Mathematics for Machine Learning, by Marc Peter Deisenroth, A Aldo Faisal and Cheng Soon Ong

The first part of the book covers pure mathematical concepts, without getting into machine learning at all. The second part turns its attention to applying these newfound maths skills to machine learning problems. Depending on your desires, you could take either a top-down or bottom-up approach to leanring both machine learning and its underlying maths, or pick one part the other on which to focus.

The Elements of Statistical Learning, by Trevor Hastie, Robert Tibshirani, and Jerome Friedman

All this is to say that the authors, who are also researchers and instructors, have an approach to how they are conveying their expertise. Their method seems to follow a logical ordered approach to what, and when, readers should be learning. However, individual chapters stand on their own as well, and so picking up the book and heading straight to the chapter on model inferences, for example, will work perfectly well, so long as you already have an understanding of what comes in the book before it.

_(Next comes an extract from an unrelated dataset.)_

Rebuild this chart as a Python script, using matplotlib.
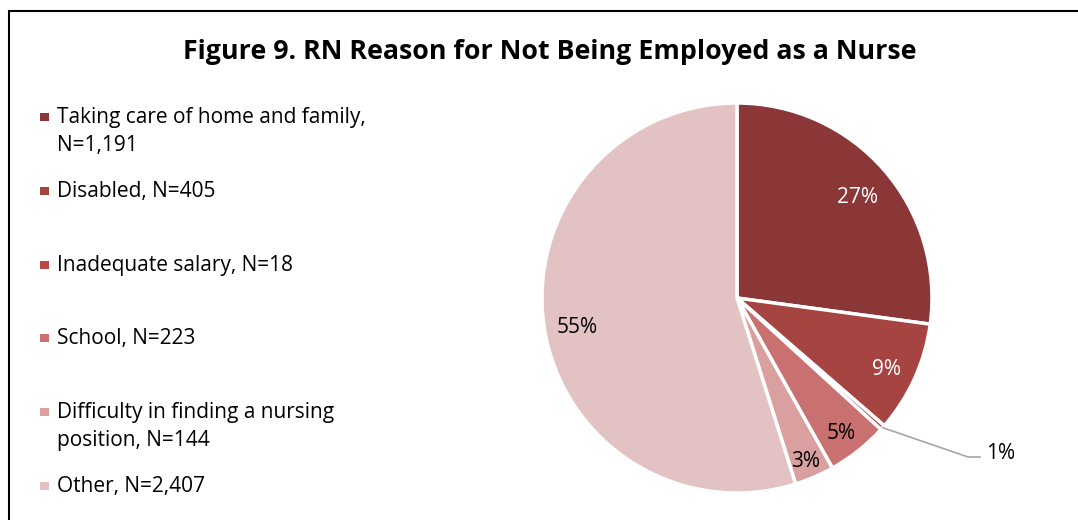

An Introduction to Statistical Learning, with Applications in R, by Gareth James, Daniela Witten, Trevor Hastie and Robert Tibshirani

An Introduction to Statistical Learning, with Applications in R (ISLR) can be considered a less advanced treatment of the topics found in another classic of the genre written by some of the same authors, The Elements of Statistical Learning. Another major difference between these 2 titles, beyond the level of depth of the material covered, is that ISLR introduces these topics alongside practical implementations in a programming language, in this case R.